Normal vector field to this hypersurface Let $M^n$ be a hypersurface of the unit sphere $S^{n+1} \subset \mathbb{R}^{n+2}$ contained in the open upper hemisphere $S^{n+1}_+$, and let $N : M \to \mathbb{R}^{n+2}$ be a unit normal vector field to $M$ (with $\langle N(p), p \rangle = 0$ for all $p$).
Consider the diffeomorphism $f : S^{n+1}_+ \to \mathbb{R}^{n+1}$ obtained by central projection, that is,
$$f(x_1, \dots, x_{n+2}) = \left( \frac{x_1}{x_{n+2}}, \dots, \frac{x_{n+1}}{x_{n+2}} \right).$$
How do I get a normal vector field $\overline{N}$ to the hypersurface $\overline{M} = f(M)$? I know that we can proceed like this: take a parametrization $\varphi : U \to M$ and define
$$\overline{N}(f(p)) = w_1 \times \cdots \times w_n,$$ 
where $w_i = \frac{\partial(f \circ \varphi)}{\partial x_i}(\varphi^{-1}(p)) = Df(p) \cdot \frac{\partial\varphi}{\partial x_i}(\varphi^{-1}(p))$. But the vector products are not explicit enough.
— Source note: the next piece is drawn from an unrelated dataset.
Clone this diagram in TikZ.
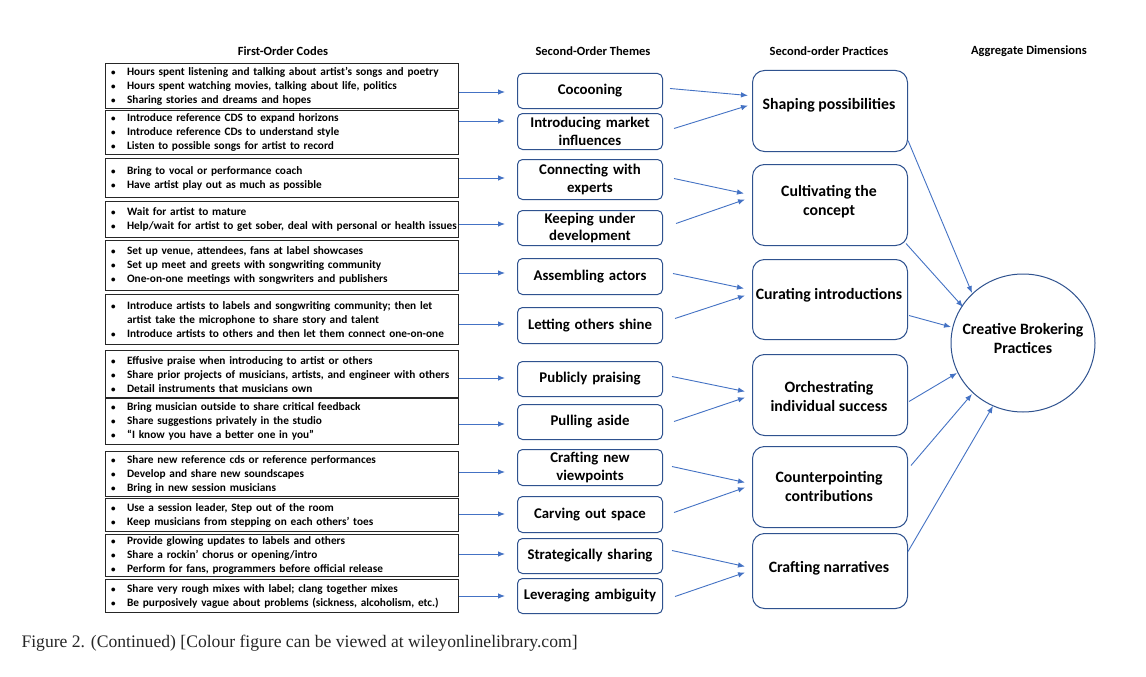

Is there a nicer expression? 
Thanks for your thoughts.
 A: $\newcommand{\Reals}{\mathbf{R}}$Not a complete answer, but long for a comment, and hopefully useful enough to allow you to extract a suitable answer in your situation.
Let $x = (x_{1}, \dots, x_{n+1})$ denote the general point of the open unit ball $B^{n+1}$. The upper hemisphere $S_{+}^{n+1}$ is parametrized by $h(x) = (x, \sqrt{1 - |x|^{2}})$, and a short calculation shows the map $\phi = f \circ h:B^{n+1} \to \Reals^{n+1}$ has derivative
$$
D\phi(x) = \frac{1}{(1 - |x|^{2})^{3/2}}\left((1 - |x|^{2}) I + xx^{T}\right).
$$
If $x \neq 0$ (i.e., away from the center of the ball), the eigenspaces of $D\phi(x)$ are:


*

*The line through $x$, with eigenvalue $\dfrac{1}{(1 - |x|^{2})^{3/2}}$;

*The orthogonal complement of the line through $x$, with eigenvalue $\dfrac{1}{(1 - |x|^{2})^{1/2}}$.
The tangent space to a hypersurface $M$ in the open upper hemisphere at a point $h(x)$ corresponds via vertical projection to an affine hyperplane through $x$ in $\Reals^{n+1}$. If you can usefully resolve "shadows" of tangent vectors into components parallel and orthogonal to $x$, you should be able to describe the tangent space of $f(M)$ well enough to calculate the normal in a tractable form.